Patrick Wintour Diplomatic editor 

UK accused of ‘garbled messaging’ as trade envoy visits Israel to boost links

Lord Austin’s trip to ‘drum up business for Britain’ comes week after foreign secretary suspended trade talks
  
  

Pro-Palestinian protesters outside the Foreign Office
Protesters outside the Foreign Office in London last week. Photograph: Neil Hall/EPA

The coherence of the UK government’s policy towards Israel is under question after Labour permitted its trade envoy to boost commercial links one week after the foreign secretary suspended talks on a further trade deal.

The trade envoy, Lord Austin, was pictured on a visit to Haifa in a post on X shared by the UK’s embassy in Israel. The post welcomed Austin to the country as he visited a hi-tech “customs scanning centre”, a port and a light rail project that the embassy said showed UK and Israeli “cooperation at every stop”.

David Lammy last week had described Israel’s behaviour in Gaza as “monstrous and extremist”. In an indication of his disapproval, welcomed by most Labour MPs, the foreign secretary suspended new trade talks and launched a review into a pre-existing high-level strategic cooperation roadmap with Israel.

One mainstream Labour MP said: “There is a large group of Labour MPs who are furious this has been allowed to happen after the progress made last week. Austin needs to be fired immediately; the department of business and trade response is completely unacceptable.”

Another MP said “this is not about mixed, but garbled messaging”.

Palestinian groups also called for the trade envoy, a former Labour MP appointed as an independent peer by the Conservatives, to be sacked on the grounds that he had never agreed with Labour government’s policy towards Israel.

However, Austin’s visit was not an independent operation and instead was conducted with the approval and cooperation of government officials.

It did not seem to occur to the Department for Business and Trade that the fierce signals of disapproval sent out by the Foreign Office last week meant it would at least be advisable to postpone Austin’s visit.

The department insisted there was no contradiction between suspending talks on a new expanded free trade deal and continuing to promote trade links under the existing trade deal.

The reappointment by Labour of Austin, a fierce campaigner against antisemitism in the UK, as trade envoy had led to protests among mainstream pro-Palestinian MPs and campaign groups.

Pete Malynn, executive director of Labour Friends of Palestine and the Middle East, in February this year wrote privately to the business secretary, Jonathan Reynolds, to express the group’s dismay at Austin’s appointment. “It sends entirely the wrong message about the government’s priorities in the region, calls into question its strategic direction and emboldens those who seek to undermine and criticise the government,” he said.

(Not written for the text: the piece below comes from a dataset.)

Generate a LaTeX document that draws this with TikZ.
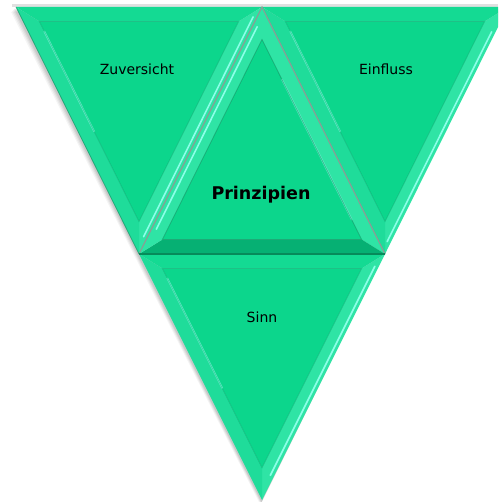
\documentclass[tikz,border=0pt]{standalone}
\usepackage{fontspec}
\setmainfont{DejaVu Sans}
\usetikzlibrary{calc}
\definecolor{face}{HTML}{0CD68C}
\definecolor{bevtop}{HTML}{14DA93}
\definecolor{bevlight}{HTML}{2FE4A5}
\definecolor{bevmid}{HTML}{1FDC9A}
\definecolor{bevdark}{HTML}{06B073}
\definecolor{hilite}{HTML}{8CFFE8}
\definecolor{edgegray}{HTML}{8E9A94}
\definecolor{edgedark}{HTML}{078A5A}
\tikzset{
  lbl/.style={font=\fontsize{14}{16}\selectfont, text=black, inner sep=0pt},
  blbl/.style={font=\fontsize{17.5}{20}\selectfont\bfseries, text=black, inner sep=0pt},
  hl/.style={draw=hilite, line width=1.6pt, line cap=round},
  sep/.style={draw=edgegray, line width=1.1pt}
}
% #1,#2,#3 vertices, #4 incentre, #5 prefix, #6 #7 #8 colours of sides 12,23,31
\newcommand{\bevtri}[8]{%
  \coordinate (#5a) at ($(#4)!0.81!(#1)$);
  \coordinate (#5b) at ($(#4)!0.81!(#2)$);
  \coordinate (#5c) at ($(#4)!0.81!(#3)$);
  \fill[#6] (#1) -- (#2) -- (#5b) -- (#5a) -- cycle;
  \fill[#7] (#2) -- (#3) -- (#5c) -- (#5b) -- cycle;
  \fill[#8] (#3) -- (#1) -- (#5a) -- (#5c) -- cycle;
  \fill[face] (#5a) -- (#5b) -- (#5c) -- cycle;
}
\begin{document}
\begin{tikzpicture}[x=1pt,y=-1pt]
\useasboundingbox (0,0) rectangle (498,502);
\fill[white] (0,0) rectangle (498,502);
\clip (0,0) rectangle (498,502);
\coordinate (A) at (16,7);
\coordinate (B) at (262,7);
\coordinate (C) at (508,7);
\coordinate (D) at (139,254);
\coordinate (E) at (385,254);
\coordinate (F) at (262,500);
\coordinate (IL) at (139,83);
\coordinate (IR) at (385,83);
\coordinate (IM) at (262,178);
\coordinate (IS) at (262,330);
% soft shadow
\foreach \o/\op in {5/0.04,4/0.05,3/0.06,2/0.08}{
  \fill[black, opacity=\op] ($(A)+(-\o,\o)$) -- ($(C)+(-\o,\o)$) -- ($(F)+(-\o*0.3,\o)$) -- cycle;
}
\fill[black!12] (12,4) rectangle (498,7);
% left inverted
\bevtri{A}{B}{D}{IL}{l}{bevtop}{bevlight}{bevmid}
% right inverted
\bevtri{B}{C}{E}{IR}{r}{bevtop}{bevlight}{bevmid}
% bottom inverted
\bevtri{D}{E}{F}{IS}{s}{bevtop}{bevlight}{bevmid}
% centre upright
\bevtri{B}{E}{D}{IM}{m}{bevlight}{bevdark}{bevlight}
% highlights
\draw[hl] ($(B)!0.04!(D)+(-4,0)$) -- ($(B)!0.93!(D)+(-4,0)$);
\draw[hl, opacity=0.7] ($(la)!0.05!(lc)$) -- ($(la)!0.55!(lc)$);
\draw[hl] ($(C)!0.1!(E)+(-4,0)$) -- ($(C)!0.95!(E)+(-4,0)$);
\draw[hl, opacity=0.7] ($(ra)!0.05!(rc)$) -- ($(ra)!0.55!(rc)$);
\draw[hl] ($(E)!0.05!(F)+(-4,0)$) -- ($(E)!0.9!(F)+(-4,0)$);
\draw[hl, opacity=0.7] ($(sa)!0.05!(sc)$) -- ($(sa)!0.6!(sc)$);
\draw[hl] ($(B)!0.08!(D)+(5,0)$) -- ($(B)!0.9!(D)+(5,0)$);
\draw[hl, opacity=0.6] ($(mb)!0.1!(ma)$) -- ($(mb)!0.8!(ma)$);
% inner edge shading lines
\draw[edgedark, line width=0.8pt, opacity=0.5] (ma) -- (mb) -- (mc) -- cycle;
\draw[bevdark, line width=0.8pt, opacity=0.5] (la) -- (lb) -- (lc) -- cycle;
\draw[bevdark, line width=0.8pt, opacity=0.5] (ra) -- (rb) -- (rc) -- cycle;
\draw[bevdark, line width=0.8pt, opacity=0.5] (sa) -- (sb) -- (sc) -- cycle;
% separators
\draw[sep] (D) -- (B) -- (E);
\draw[edgedark, line width=1.4pt] (D) -- (E);
\draw[edgedark, line width=0.8pt, opacity=0.6] (A) -- (D);
% labels
\node[lbl] (zuv) at (137,69) {Zuversicht};
\node[lbl] (ein) at (386,69) {Einfluss};
\node[blbl] (pri) at (261,195) {Prinzipien};
\node[lbl] (sin) at (262,317) {Sinn};
\end{tikzpicture}
\end{document}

The letter said Austin did not regard Gaza as occupied for the past 18 years, referred to the UN’s Palestinian relief agency Unrwa as terrorists, opposed the UK’s suspension of arms sales to Israel and he had said it was “factually wrong” to claim the West Bank was being concreted over by Israeli settlers.

The letter also said Austin had written to people in key swing seats in the 2019 election urging them to vote for Boris Johnson. At the time Austin was vehemently opposed to Labour’s approach to antisemitism and extremism under the leadership of Jeremy Corbyn.

The group received no reply to their letter.

Austin will be in Israel until Friday but does not have any scheduled meetings with Israeli officials, people familiar with the trip said, focusing instead on meeting businesses.

On social media he said: “I’m here to meet businesses & officials to promote trade with the UK. Trade with Israel provides many thousands of good jobs in the UK and brings people together in the great multicultural democracy that is Israel.”

He also wrote a Politics Home article before his visit, in which he said: “I’ll be visiting Israel next week to show our support and solidarity and to drum up business for Britain.” He added: “The relationship with Israel is worth billions and brings massive benefits to Britain. It is in our national interest, and the decision this week by the government to pause negotiations on a new free trade agreement does not change that.”

Austin did not directly criticise the suspension of the free trade talks, but said: “We live in a competitive world, so let’s hope other countries don’t steal a march and grab these opportunities. Other countries must surely be looking on and wondering whether their relations with the UK could be jeopardised by political campaigns.”

The Foreign Office has been asked if the foreign secretary gave prior approval for the visit.